Storeyville, et pas « Storyville ». Dès son titre, le comics de Frank Santoro convoque un autre chef d'œuvre maudit à l'orthographe fantaisiste, mais musical celui-là : le fameux Odessey and Oracle des Zombies, qui confondait les « e » et les « i ». Sauf que chez Santoro, la coquille est volontaire, tout comme le relatif anonymat de l'ouvrage, non signé à sa sortie. En 1995, le jeune artiste (il a alors 23 ans) décide d'apporter sa pierre à l'édifice BD, en donnant sa réponse graphique au « livre poster » The Acme Novelty Library n°2 de Chris Ware : avec l'aide de sa collaboratrice Katie Glicksberg (à la couleur et à la maquette), il imprime 10 000 exemplaires de Storeyville sur papier journal, au format tabloïd, et le distribue dans la région de Pittsburgh . Malgré ce faible tirage, l'objet marque quelques cadors de la BD indé des 1990 comme Chris Ware, Seth et David Mazzuccheli. De là à dire que Storeyville est, un peu comme le premier album du Velvet, du genre peu connu mais ultra-influent (« peu de gens l'ont écouté, mais tous ceux qui l'on fait ont monté un groupe »), il n'y a qu'une phrase qu'on écrit sans vérifier l'info certes, mais à laquelle on croit dur comme fer.

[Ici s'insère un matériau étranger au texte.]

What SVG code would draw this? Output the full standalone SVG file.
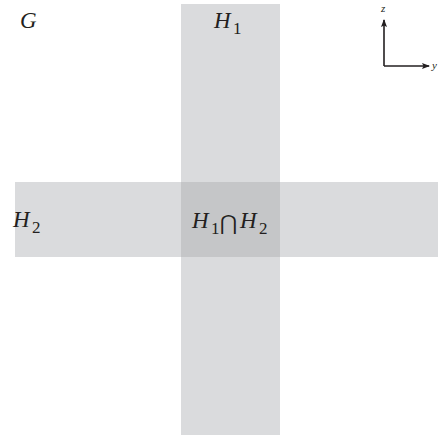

Pittsburgh, Pennsylvanie, capitale du chemin de fer et de la sidérurgie. C'est l'histoire d'un jeune homme, Will, perdu dans sa vie chaotique, entamée au début du XXe siècle. L'horizon grisonne, les cheminées industrielles vomissent du charbon, le grand Will tâtonne : le « Révérend » Rudy, son guide, père spirituel et ami, l'a abandonné. A moins que ce ne soit lui qui l'ait lâchement lâché. (« J'avais perdu un ami, je ne comprenais pas vraiment pourquoi. ») Lorsqu'il retrouve sa trace, Will abandonne ses arnaques et ses larcins, larguant abruptement les amarres vers le Nord. Adieu Pittsburgh, en route pour Montréal et le Canada, façon railroad novel. On pense aux voyages initiatiques de Kerouac, et plus encore aux aventuriers solitaires de Mark Twain, de R.L. Stevenson, « Americana » de Don Delillo et de Jack London. « Il suffisait juste de trouver le Révérend et de rattraper le temps perdu », souffle le héros, à travers les plaines de l'Ohio. Sporadiquement, la voix du narrateur vient s'accoler sur des paysages bruts, crayonnés au fusain, dessinés à l'encre de Chine ou peints à la gouache, variant de forme et de vitesse selon l'humeur, souvent au sein d'une même planche. Entre liberté jazzy de l'esquisse spontanée (lignes de fuites apparentes, proportions non respectées, narration proche de l'« écriture automatique »), et rigueur implacable du procédé (chacune des 38 pages est quadrillée en 3 x 5 cases de taille identique), l'ouvrage tient son équilibre, notamment grâce à la trichromie (Noir/blanc/ocre) harmonisant ces pages kaléidoscopiques.
D'une audace formelle constante, parfois proche de l'abstraction (les personnages se fondent parfois en motifs cubistes, au gré des doutes du narrateur) cette quête initiatique n'a pas pris une ride. Tandis qu'on adhère à cette bouleversante déclaration d'amitié/paternité, notre regard défile, se perd, happé par le format de l'image autant qu'hypnotisé (aspect sériel) par ce flux romanesque troué d'inserts et de flashbacks inattendus. Maître absolu du paysage en forme de portrait expressionniste et de la fausse improvisation dessinée, Santoro alterne première et troisième personne, jongle entre graphic novel, story-board et roman d'apprentissage, sans jamais s'égarer dans l'exercice de style, conférant à son récit une tension interne proprement sidérante. Un récit qui « coule comme le sang échappé d'une plaie », selon les mots admiratifs de Chris Ware. On n'est pas près d'oublier les retrouvailles de Will et du Révérend Ruby, nouvelles icônes de notre inconscient romanesque et graphique américain, aux côtés de Maus, David Boring et Jimmy Corrigan. Un chef d'œuvre, on vous dit.